NOW YOU TELL ONE est le cinquième film de la série. Il a été enregistré au Copyright le 14 décembre 1926.

La copie étudiée est française. Elle est en deux bobines. Le géné­rique a pratiquement disparu et se limite à trois images, avec le titre : NON, TU EXAGÈRES.

Tous les intertitres ont été relevés. Ils ne correspondent pas forcé­ment aux textes d’origine, car les distributeurs français avaient, au temps du muet, tendance à ajouter des intertitres de leur cru aux films américains pour en augmenter le métrage (les copies étaient louées au mètre).
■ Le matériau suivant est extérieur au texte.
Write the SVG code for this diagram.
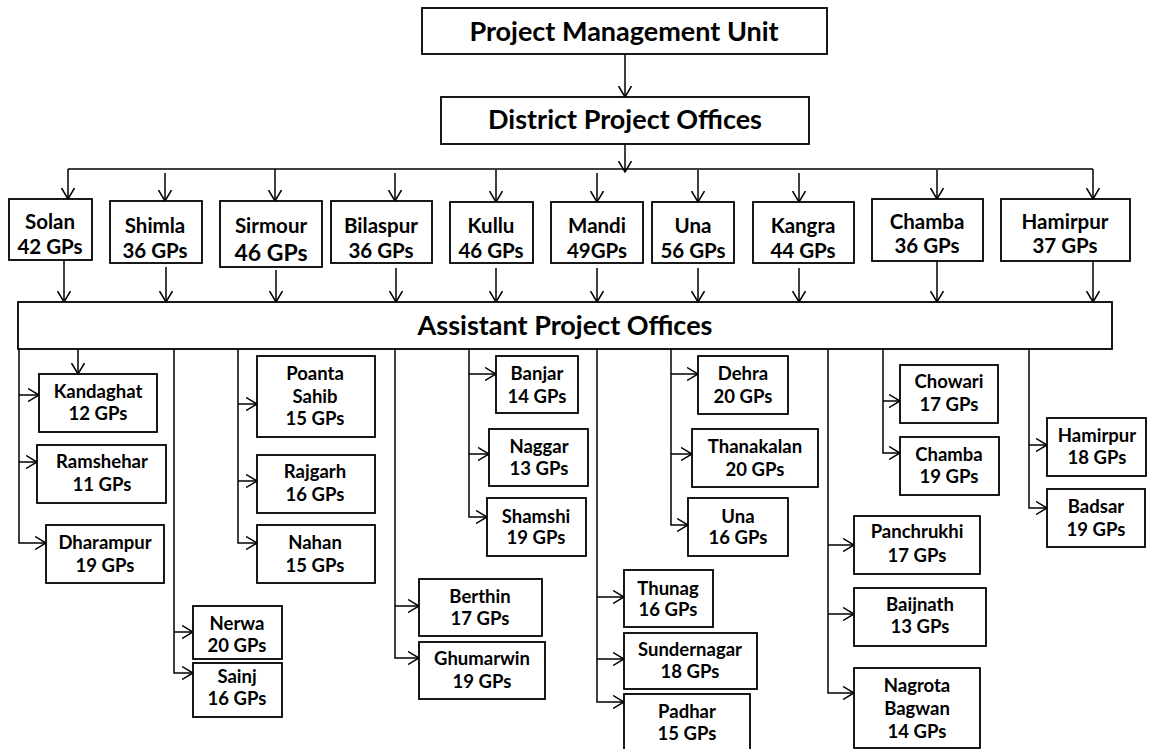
<svg xmlns="http://www.w3.org/2000/svg" width="1150" height="749" viewBox="0 0 1150 749">
  <style>
    .box { fill: #fff; stroke: #000; stroke-width: 1.8; }
    .ln { fill: none; stroke: #000; stroke-width: 1.5; }
    text { font-family: Lato, "Open Sans", sans-serif; font-weight: bold; fill: #000; text-anchor: middle; }
    .h { font-size: 27px; }
    .d { font-size: 20.5px; }
    .dl { font-size: 23px; }
    .s { font-size: 18.5px; }
  </style>
  <defs>
    <marker id="arr" viewBox="0 0 12 14" refX="11.5" refY="7" markerWidth="12" markerHeight="14" markerUnits="userSpaceOnUse" orient="auto">
      <path d="M0.5,0.5 L11.5,7 L0.5,13.5" fill="none" stroke="#000" stroke-width="1.5"/>
    </marker>
  </defs>

  <rect width="1150" height="749" fill="#fff"/>

  <!-- connectors -->
  <g id="connectors" class="ln" marker-end="url(#arr)">
    <path d="M625,54 V97"/>
    <path d="M625,144 V172"/>
    <path d="M68,169 H1093" marker-end="none"/>
    <path d="M68,169 V199"/>
    <path d="M165,173 V201"/>
    <path d="M275,169 V201"/>
    <path d="M395,173 V201"/>
    <path d="M496,170 V202"/>
    <path d="M597,173 V202"/>
    <path d="M698,170 V202"/>
    <path d="M799,173 V202"/>
    <path d="M937,170 V199"/>
    <path d="M1093,169 V199"/>

    <path d="M64,260 V302"/>
    <path d="M166,267 V302"/>
    <path d="M276,270 V302"/>
    <path d="M396,268 V302"/>
    <path d="M496,268 V302"/>
    <path d="M597,268 V302"/>
    <path d="M698,268 V302"/>
    <path d="M799,268 V302"/>
    <path d="M937,261 V302"/>
    <path d="M1093,261 V302"/>

    <!-- Solan -->
    <path d="M19,349 V543 H46"/>
    <path d="M19,395 H39"/>
    <path d="M19,462 H37"/>
    <path d="M78,349 V374"/>
    <!-- Shimla -->
    <path d="M174,349 V673 H193"/>
    <path d="M174,632 H193"/>
    <!-- Sirmour -->
    <path d="M238,349 V543 H257"/>
    <path d="M238,404 H257"/>
    <path d="M238,481 H257"/>
    <!-- Bilaspur -->
    <path d="M395,349 V658 H419"/>
    <path d="M395,606 H419"/>
    <!-- Kullu -->
    <path d="M469,349 V517 H487"/>
    <path d="M469,374 H496"/>
    <path d="M469,454 H489"/>
    <!-- Mandi -->
    <path d="M597,349 V702 H624"/>
    <path d="M597,597 H624"/>
    <path d="M597,659 H624"/>
    <!-- Una -->
    <path d="M671,349 V525 H688"/>
    <path d="M671,374 H698"/>
    <path d="M671,454 H692"/>
    <!-- Kangra -->
    <path d="M828,349 V693 H854"/>
    <path d="M828,545 H854"/>
    <path d="M828,614 H854"/>
    <!-- Chamba -->
    <path d="M883,349 V453 H900"/>
    <path d="M883,401 H900"/>
    <!-- Hamirpur -->
    <path d="M1029,349 V508 H1047"/>
    <path d="M1029,445 H1047"/>
  </g>

  <!-- top levels -->
  <g id="pmu">
    <rect class="box" x="422" y="8" width="405" height="46"/>
    <text class="h" x="624" y="41">Project Management Unit</text>
  </g>
  <g id="dpo">
    <rect class="box" x="441" y="97" width="368" height="47"/>
    <text class="h" x="625" y="129">District Project Offices</text>
  </g>
  <g id="apo">
    <rect class="box" x="18" y="302" width="1094" height="47"/>
    <text class="h" x="565" y="335">Assistant Project Offices</text>
  </g>

  <!-- districts -->
  <g id="d-solan">
    <rect class="box" x="9" y="199" width="83" height="61"/>
    <text class="d" x="50" y="229">Solan</text>
    <text class="d" x="50" y="254">42 GPs</text>
  </g>
  <g id="d-shimla">
    <rect class="box" x="110" y="201" width="92" height="62"/>
    <text class="d" x="155" y="233">Shimla</text>
    <text class="d" x="155" y="258">36 GPs</text>
  </g>
  <g id="d-sirmour">
    <rect class="box" x="220" y="201" width="102" height="66"/>
    <text class="d" x="271" y="233">Sirmour</text>
    <text class="dl" x="271" y="261">46 GPs</text>
  </g>
  <g id="d-bilaspur">
    <rect class="box" x="331" y="201" width="101" height="62"/>
    <text class="d" x="381" y="233">Bilaspur</text>
    <text class="d" x="381" y="258">36 GPs</text>
  </g>
  <g id="d-kullu">
    <rect class="box" x="450" y="202" width="83" height="61"/>
    <text class="d" x="491" y="233">Kullu</text>
    <text class="d" x="491" y="258">46 GPs</text>
  </g>
  <g id="d-mandi">
    <rect class="box" x="551" y="202" width="92" height="61"/>
    <text class="d" x="597" y="233">Mandi</text>
    <text class="d" x="597" y="258">49GPs</text>
  </g>
  <g id="d-una">
    <rect class="box" x="652" y="202" width="82" height="61"/>
    <text class="d" x="693" y="233">Una</text>
    <text class="d" x="693" y="258">56 GPs</text>
  </g>
  <g id="d-kangra">
    <rect class="box" x="753" y="202" width="101" height="61"/>
    <text class="d" x="803" y="233">Kangra</text>
    <text class="d" x="803" y="258">44 GPs</text>
  </g>
  <g id="d-chamba">
    <rect class="box" x="872" y="199" width="111" height="62"/>
    <text class="d" x="927" y="229">Chamba</text>
    <text class="d" x="927" y="253">36 GPs</text>
  </g>
  <g id="d-hamirpur">
    <rect class="box" x="1001" y="199" width="129" height="62"/>
    <text class="d" x="1065" y="229">Hamirpur</text>
    <text class="d" x="1065" y="253">37 GPs</text>
  </g>

  <!-- Solan offices -->
  <g id="kandaghat">
    <rect class="box" x="39" y="374" width="118" height="58"/>
    <text class="s" x="98" y="398">Kandaghat</text>
    <text class="s" x="98" y="420">12 GPs</text>
  </g>
  <g id="ramshehar">
    <rect class="box" x="37" y="445" width="129" height="58"/>
    <text class="s" x="102" y="468">Ramshehar</text>
    <text class="s" x="102" y="491">11 GPs</text>
  </g>
  <g id="dharampur">
    <rect class="box" x="46" y="525" width="118" height="58"/>
    <text class="s" x="105" y="549">Dharampur</text>
    <text class="s" x="105" y="572">19 GPs</text>
  </g>

  <!-- Shimla offices -->
  <g id="nerwa">
    <rect class="box" x="193" y="606" width="89" height="53"/>
    <text class="s" x="237" y="630">Nerwa</text>
    <text class="s" x="237" y="652">20 GPs</text>
  </g>
  <g id="sainj">
    <rect class="box" x="193" y="663" width="89" height="54"/>
    <text class="s" x="237" y="683">Sainj</text>
    <text class="s" x="237" y="705">16 GPs</text>
  </g>

  <!-- Sirmour offices -->
  <g id="poanta-sahib">
    <rect class="box" x="257" y="356" width="118" height="81"/>
    <text class="s" x="315" y="380">Poanta</text>
    <text class="s" x="315" y="403">Sahib</text>
    <text class="s" x="315" y="425">15 GPs</text>
  </g>
  <g id="rajgarh">
    <rect class="box" x="257" y="455" width="118" height="58"/>
    <text class="s" x="315" y="478">Rajgarh</text>
    <text class="s" x="315" y="501">16 GPs</text>
  </g>
  <g id="nahan">
    <rect class="box" x="257" y="525" width="118" height="58"/>
    <text class="s" x="315" y="549">Nahan</text>
    <text class="s" x="315" y="572">15 GPs</text>
  </g>

  <!-- Bilaspur offices -->
  <g id="berthin">
    <rect class="box" x="419" y="579" width="123" height="57"/>
    <text class="s" x="480" y="603">Berthin</text>
    <text class="s" x="480" y="625">17 GPs</text>
  </g>
  <g id="ghumarwin">
    <rect class="box" x="419" y="642" width="126" height="57"/>
    <text class="s" x="482" y="665">Ghumarwin</text>
    <text class="s" x="482" y="688">19 GPs</text>
  </g>

  <!-- Kullu offices -->
  <g id="banjar">
    <rect class="box" x="496" y="356" width="82" height="57"/>
    <text class="s" x="537" y="380">Banjar</text>
    <text class="s" x="537" y="403">14 GPs</text>
  </g>
  <g id="naggar">
    <rect class="box" x="489" y="429" width="99" height="57"/>
    <text class="s" x="539" y="453">Naggar</text>
    <text class="s" x="539" y="475">13 GPs</text>
  </g>
  <g id="shamshi">
    <rect class="box" x="487" y="498" width="99" height="58"/>
    <text class="s" x="536" y="523">Shamshi</text>
    <text class="s" x="536" y="544">19 GPs</text>
  </g>

  <!-- Mandi offices -->
  <g id="thunag">
    <rect class="box" x="624" y="570" width="89" height="57"/>
    <text class="s" x="668" y="595">Thunag</text>
    <text class="s" x="668" y="616">16 GPs</text>
  </g>
  <g id="sundernagar">
    <rect class="box" x="624" y="633" width="133" height="56"/>
    <text class="s" x="690" y="656">Sundernagar</text>
    <text class="s" x="690" y="678">18 GPs</text>
  </g>
  <g id="padhar">
    <rect class="box" x="624" y="694" width="126" height="60"/>
    <text class="s" x="687" y="718">Padhar</text>
    <text class="s" x="687" y="740">15 GPs</text>
  </g>

  <!-- Una offices -->
  <g id="dehra">
    <rect class="box" x="698" y="356" width="90" height="58"/>
    <text class="s" x="743" y="380">Dehra</text>
    <text class="s" x="743" y="403">20 GPs</text>
  </g>
  <g id="thanakalan">
    <rect class="box" x="692" y="429" width="126" height="58"/>
    <text class="s" x="755" y="453">Thanakalan</text>
    <text class="s" x="755" y="476">20 GPs</text>
  </g>
  <g id="una">
    <rect class="box" x="688" y="498" width="100" height="58"/>
    <text class="s" x="738" y="523">Una</text>
    <text class="s" x="738" y="544">16 GPs</text>
  </g>

  <!-- Kangra offices -->
  <g id="panchrukhi">
    <rect class="box" x="854" y="516" width="126" height="58"/>
    <text class="s" x="917" y="538">Panchrukhi</text>
    <text class="s" x="917" y="562">17 GPs</text>
  </g>
  <g id="baijnath">
    <rect class="box" x="854" y="588" width="132" height="58"/>
    <text class="s" x="920" y="611">Baijnath</text>
    <text class="s" x="920" y="633">13 GPs</text>
  </g>
  <g id="nagrota-bagwan">
    <rect class="box" x="854" y="668" width="126" height="80"/>
    <text class="s" x="917" y="692">Nagrota</text>
    <text class="s" x="917" y="715">Bagwan</text>
    <text class="s" x="917" y="738">14 GPs</text>
  </g>

  <!-- Chamba offices -->
  <g id="chowari">
    <rect class="box" x="900" y="365" width="98" height="58"/>
    <text class="s" x="949" y="388">Chowari</text>
    <text class="s" x="949" y="411">17 GPs</text>
  </g>
  <g id="chamba">
    <rect class="box" x="900" y="437" width="99" height="58"/>
    <text class="s" x="949" y="461">Chamba</text>
    <text class="s" x="949" y="483">19 GPs</text>
  </g>

  <!-- Hamirpur offices -->
  <g id="hamirpur">
    <rect class="box" x="1047" y="418" width="99" height="58"/>
    <text class="s" x="1097" y="442">Hamirpur</text>
    <text class="s" x="1097" y="464">18 GPs</text>
  </g>
  <g id="badsar">
    <rect class="box" x="1047" y="489" width="98" height="58"/>
    <text class="s" x="1096" y="513">Badsar</text>
    <text class="s" x="1096" y="536">19 GPs</text>
  </g>
</svg>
Il y a, d’autre part, des astuces typiquement locales (séquence 1), le roi des menteurs était George Washington.

Des prises de vue ont été faites, image par image, dans les sé­quences :

2 (les éléphants au Capitole)

4 (la disparition du policier et de ses vêtements)

6 (la croissance de l’aubergine)

7 (le chapeau de paille, les lacets)

8 (l’arbre dans les vêtements)

9 (l’arbrisseau et sa guirlande)

10 (la souris et son revolver)

13 (la plante à chats)

Les trucages sont très bien faits, mais ceux de la séquence 4 (le poli­cier rentrant dans le plancher) et de la plante à chats (séquence 13) sont d’une habileté stupéfiante.

Le film lui-même ne comporte aucun gros plan de Charley Bowers, ni des autres acteurs. Généralement la caméra est fixe. Un des rares mouvements d’appareil est un panoramique (séquence 6) sur les éti­quettes des greffes.

NOW YOU TELL ONE est le plus étonnant des films qui subsis­tent de la série de 1926. Si EGGED ON (no 1) et A WILD ROOMER (no 3) étaient encore assez proches des rites et des gags du slapstick, ici le ton change. L’acteur s’efface devant un comique d’objets, un en­chaînement de gestes et de choses qui obéissent à une autre logique, celle du rêve ou du poème. Présenté à Confrontation comme film rele­vant du surréalisme sans le vouloir, NOW YOU TELL ONE a été une véritable découverte. C’est pourquoi il serait si important de re­trouver les films perdus de 1927. Obéissaient-ils à cette escalade de l’irrationnel?